Uitbreiding huishoudelijke hulp
2.2.1.
Verweerder hanteert, voor zover hier van belang, het beleid dat aan een persoon van
zeventig jaar of ouder, zoals appellant, een vergoeding voor twee dagdelen huishoudelijke hulp per week kan worden toegekend indien hij op grond van het totaal van zijn medische beperkingen - zowel causale als niet-causale - niet meer in staat is lichte huishoudelijke werkzaamheden te verrichten. Een voorziening voor acht uur huishoudelijke hulp per week kan ook worden toegekend indien sprake is van causale psychische aandoeningen in combinatie met (zelf)verwaarlozing en/of chaotisch gedrag.
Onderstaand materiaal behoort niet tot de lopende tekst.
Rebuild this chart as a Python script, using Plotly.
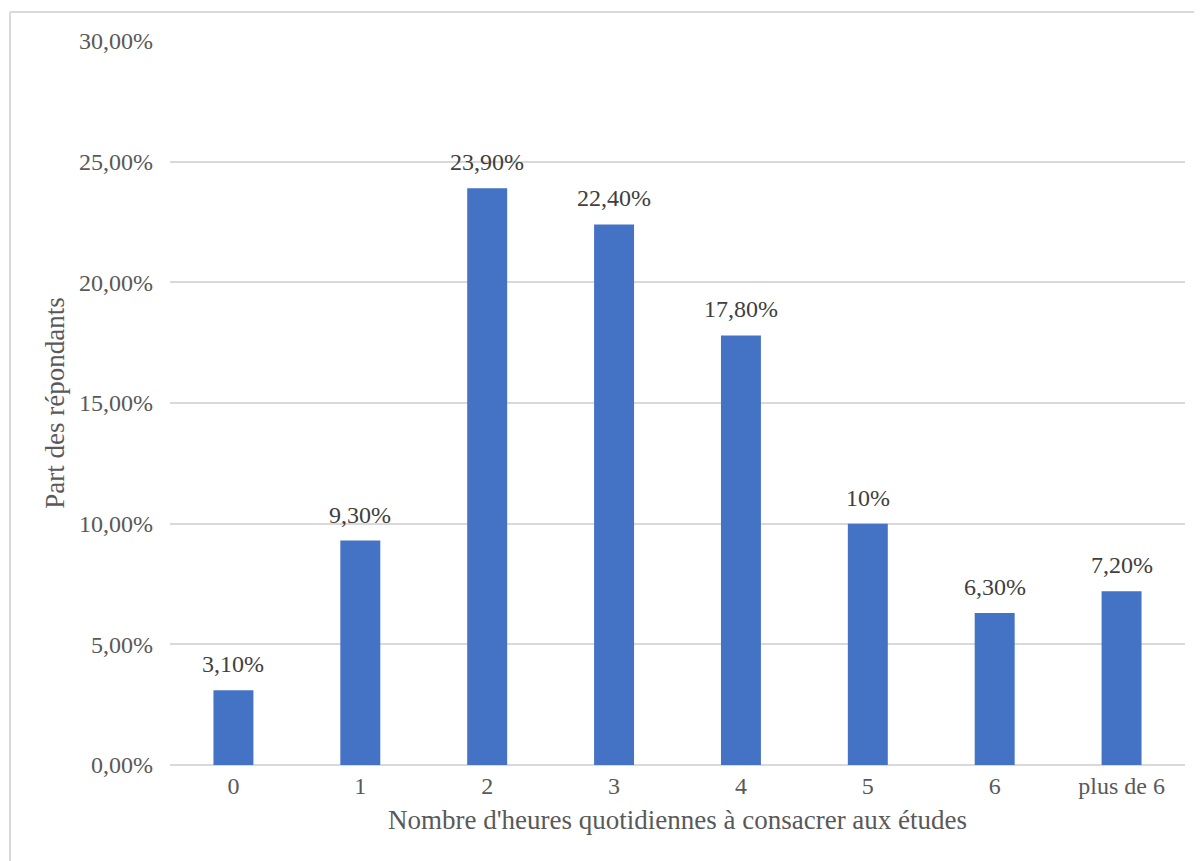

De Raad heeft dit beleid al meermalen acceptabel geacht (bijvoorbeeld in de uitspraak van 22 oktober 2015, ECLI:NL:CRVB:2015:3688).
2.2.2.
De onder 2.1.1 bedoelde geneeskundig adviseurs zien geen medische noodzaak voor meer dan het reeds toegekende ene dagdeel huishoudelijke hulp, omdat appellant in staat wordt geacht om licht huishoudelijk werk te verrichten.
2.2.3.
De Raad ziet geen grond anders te oordelen. Er zijn geen medische gegevens naar voren gekomen die daartoe aanleiding geven. Niet is gebleken dat er als gevolg van de causale psychische klachten bij appellant sprake is van zelfverwaarlozing of chaotisch gedrag. Appellant bestrijdt dat ook niet. Ook hetgeen appellant overigens heeft aangevoerd noopt niet tot uitbreiding van de eerder aan hem toegekende huishoudelijke hulp.
2.3.
Uit het voorgaande volgt dat het bestreden besluit in rechte stand kan houden. Het beroep moet ongegrond worden verklaard.
3. Voor een proceskostenveroordeling bestaat geen aanleiding.

BESLISSING

De Centrale Raad van Beroep verklaart het beroep ongegrond.
Deze uitspraak is gedaan door A. Beuker-Tilstra, in tegenwoordigheid van M.S. Boomhouwer als griffier. De beslissing is uitgesproken in het openbaar op 17 december 2015.